* Problem requirements
Each line from the start of the data below through the one containing "0.9, 0.9, 0.9]" must be reproduced exactly.
━━━ Information provided ━━━
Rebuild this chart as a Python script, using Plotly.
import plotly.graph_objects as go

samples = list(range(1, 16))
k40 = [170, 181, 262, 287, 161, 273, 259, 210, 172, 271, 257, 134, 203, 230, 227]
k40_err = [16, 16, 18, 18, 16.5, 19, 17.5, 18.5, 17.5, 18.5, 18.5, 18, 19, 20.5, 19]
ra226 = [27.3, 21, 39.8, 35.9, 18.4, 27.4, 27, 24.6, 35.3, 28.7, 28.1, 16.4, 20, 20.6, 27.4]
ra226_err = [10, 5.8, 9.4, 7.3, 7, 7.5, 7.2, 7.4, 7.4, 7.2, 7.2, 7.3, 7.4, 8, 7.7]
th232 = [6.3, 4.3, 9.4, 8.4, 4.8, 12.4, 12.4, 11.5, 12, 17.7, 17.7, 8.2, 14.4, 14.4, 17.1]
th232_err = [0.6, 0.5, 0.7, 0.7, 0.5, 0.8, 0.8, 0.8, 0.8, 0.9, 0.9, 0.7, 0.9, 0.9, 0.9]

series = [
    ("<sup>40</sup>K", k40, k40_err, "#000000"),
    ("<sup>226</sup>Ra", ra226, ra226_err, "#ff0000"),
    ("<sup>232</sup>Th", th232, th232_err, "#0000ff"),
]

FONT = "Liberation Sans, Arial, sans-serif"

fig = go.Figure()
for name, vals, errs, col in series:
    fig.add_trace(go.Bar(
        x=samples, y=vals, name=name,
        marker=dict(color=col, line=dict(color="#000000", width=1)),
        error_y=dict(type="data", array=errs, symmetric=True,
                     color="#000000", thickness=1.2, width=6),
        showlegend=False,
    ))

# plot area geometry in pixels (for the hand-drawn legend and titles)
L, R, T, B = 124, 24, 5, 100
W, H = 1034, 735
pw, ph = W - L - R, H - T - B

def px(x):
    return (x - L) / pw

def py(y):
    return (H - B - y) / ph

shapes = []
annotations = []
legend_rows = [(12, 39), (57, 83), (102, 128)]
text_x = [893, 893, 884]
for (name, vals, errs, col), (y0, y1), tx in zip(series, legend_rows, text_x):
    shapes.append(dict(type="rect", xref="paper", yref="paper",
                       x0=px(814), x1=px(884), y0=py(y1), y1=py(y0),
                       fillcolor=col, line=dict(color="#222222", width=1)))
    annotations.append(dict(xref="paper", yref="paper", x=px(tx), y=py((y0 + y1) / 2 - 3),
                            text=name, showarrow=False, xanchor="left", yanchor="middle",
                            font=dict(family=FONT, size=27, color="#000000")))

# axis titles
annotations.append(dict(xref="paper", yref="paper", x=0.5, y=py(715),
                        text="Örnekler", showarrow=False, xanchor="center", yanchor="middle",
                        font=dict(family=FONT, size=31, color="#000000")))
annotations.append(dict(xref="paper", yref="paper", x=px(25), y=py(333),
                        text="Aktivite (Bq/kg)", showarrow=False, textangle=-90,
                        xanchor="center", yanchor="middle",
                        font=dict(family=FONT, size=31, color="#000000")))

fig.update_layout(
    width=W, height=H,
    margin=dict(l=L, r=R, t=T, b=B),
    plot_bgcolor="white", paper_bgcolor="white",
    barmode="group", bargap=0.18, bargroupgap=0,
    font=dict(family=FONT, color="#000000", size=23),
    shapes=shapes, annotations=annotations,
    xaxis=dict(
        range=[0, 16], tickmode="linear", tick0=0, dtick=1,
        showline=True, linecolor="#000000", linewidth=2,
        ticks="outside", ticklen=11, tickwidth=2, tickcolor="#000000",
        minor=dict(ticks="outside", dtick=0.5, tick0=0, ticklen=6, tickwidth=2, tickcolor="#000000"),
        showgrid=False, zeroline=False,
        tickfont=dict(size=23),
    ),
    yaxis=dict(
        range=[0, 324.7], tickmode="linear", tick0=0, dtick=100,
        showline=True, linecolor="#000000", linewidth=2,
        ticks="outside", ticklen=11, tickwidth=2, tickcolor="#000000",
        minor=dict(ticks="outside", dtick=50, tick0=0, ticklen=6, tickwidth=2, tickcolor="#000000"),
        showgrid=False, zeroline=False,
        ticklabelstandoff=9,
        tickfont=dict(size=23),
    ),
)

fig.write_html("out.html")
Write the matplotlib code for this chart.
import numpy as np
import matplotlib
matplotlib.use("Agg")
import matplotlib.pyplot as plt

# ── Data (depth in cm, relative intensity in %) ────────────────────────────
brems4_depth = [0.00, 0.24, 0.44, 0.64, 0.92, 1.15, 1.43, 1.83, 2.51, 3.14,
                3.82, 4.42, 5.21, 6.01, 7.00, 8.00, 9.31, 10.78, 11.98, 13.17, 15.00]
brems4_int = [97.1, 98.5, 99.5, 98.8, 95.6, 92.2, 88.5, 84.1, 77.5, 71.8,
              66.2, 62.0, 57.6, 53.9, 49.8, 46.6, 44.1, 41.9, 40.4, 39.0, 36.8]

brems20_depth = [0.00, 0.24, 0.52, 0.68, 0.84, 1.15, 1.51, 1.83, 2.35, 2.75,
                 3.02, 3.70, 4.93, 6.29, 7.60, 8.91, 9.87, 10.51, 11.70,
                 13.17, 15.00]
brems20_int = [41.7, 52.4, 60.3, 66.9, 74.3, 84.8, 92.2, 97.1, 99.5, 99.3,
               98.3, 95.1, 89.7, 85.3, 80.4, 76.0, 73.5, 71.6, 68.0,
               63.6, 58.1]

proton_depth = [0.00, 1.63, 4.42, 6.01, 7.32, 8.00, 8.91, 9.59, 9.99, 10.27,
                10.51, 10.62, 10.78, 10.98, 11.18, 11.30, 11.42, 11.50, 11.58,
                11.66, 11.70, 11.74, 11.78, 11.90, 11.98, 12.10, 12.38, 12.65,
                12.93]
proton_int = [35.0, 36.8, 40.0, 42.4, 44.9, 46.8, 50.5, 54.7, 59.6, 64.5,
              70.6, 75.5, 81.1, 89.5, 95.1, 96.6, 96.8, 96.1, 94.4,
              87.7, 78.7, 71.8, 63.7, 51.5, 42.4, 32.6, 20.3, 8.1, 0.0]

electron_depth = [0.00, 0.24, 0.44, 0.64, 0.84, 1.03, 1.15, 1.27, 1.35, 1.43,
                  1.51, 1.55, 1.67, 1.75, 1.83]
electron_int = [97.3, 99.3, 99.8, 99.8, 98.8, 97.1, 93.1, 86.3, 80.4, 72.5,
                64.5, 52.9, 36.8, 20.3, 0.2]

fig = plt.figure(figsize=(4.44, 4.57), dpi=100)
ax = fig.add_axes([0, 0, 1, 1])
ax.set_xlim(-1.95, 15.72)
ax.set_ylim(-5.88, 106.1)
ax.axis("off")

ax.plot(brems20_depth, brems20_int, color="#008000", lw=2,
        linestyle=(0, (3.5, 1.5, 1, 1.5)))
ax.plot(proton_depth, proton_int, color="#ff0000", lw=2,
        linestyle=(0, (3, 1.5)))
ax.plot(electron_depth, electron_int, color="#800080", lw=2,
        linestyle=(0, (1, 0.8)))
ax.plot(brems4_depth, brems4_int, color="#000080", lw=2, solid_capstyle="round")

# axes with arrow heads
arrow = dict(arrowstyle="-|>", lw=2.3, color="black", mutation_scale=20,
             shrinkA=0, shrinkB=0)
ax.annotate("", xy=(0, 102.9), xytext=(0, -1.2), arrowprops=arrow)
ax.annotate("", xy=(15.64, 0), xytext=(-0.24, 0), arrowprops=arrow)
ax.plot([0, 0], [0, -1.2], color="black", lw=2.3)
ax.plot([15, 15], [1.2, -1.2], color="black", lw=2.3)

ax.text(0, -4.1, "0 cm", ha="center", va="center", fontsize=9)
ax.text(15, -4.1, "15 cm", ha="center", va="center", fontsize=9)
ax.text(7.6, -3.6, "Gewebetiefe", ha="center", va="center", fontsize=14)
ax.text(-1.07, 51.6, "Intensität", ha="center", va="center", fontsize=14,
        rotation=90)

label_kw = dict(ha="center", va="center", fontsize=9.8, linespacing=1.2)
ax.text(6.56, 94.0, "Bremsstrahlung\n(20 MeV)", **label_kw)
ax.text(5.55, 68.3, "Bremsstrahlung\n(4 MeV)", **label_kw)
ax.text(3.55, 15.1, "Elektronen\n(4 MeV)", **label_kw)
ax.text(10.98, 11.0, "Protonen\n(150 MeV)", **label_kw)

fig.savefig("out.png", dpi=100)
━━━
* Exercise answer
Rebuild this chart as a Python script, using Plotly.
import plotly.graph_objects as go

samples = list(range(1, 16))
k40 = [170, 181, 262, 287, 161, 273, 259, 210, 172, 271, 257, 134, 203, 230, 227]
k40_err = [16, 16, 18, 18, 16.5, 19, 17.5, 18.5, 17.5, 18.5, 18.5, 18, 19, 20.5, 19]
ra226 = [27.3, 21, 39.8, 35.9, 18.4, 27.4, 27, 24.6, 35.3, 28.7, 28.1, 16.4, 20, 20.6, 27.4]
ra226_err = [10, 5.8, 9.4, 7.3, 7, 7.5, 7.2, 7.4, 7.4, 7.2, 7.2, 7.3, 7.4, 8, 7.7]
th232 = [6.3, 4.3, 9.4, 8.4, 4.8, 12.4, 12.4, 11.5, 12, 17.7, 17.7, 8.2, 14.4, 14.4, 17.1]
th232_err = [0.6, 0.5, 0.7, 0.7, 0.5, 0.8, 0.8, 0.8, 0.8, 0.9, 0.9, 0.7, 0.9, 0.9, 0.9]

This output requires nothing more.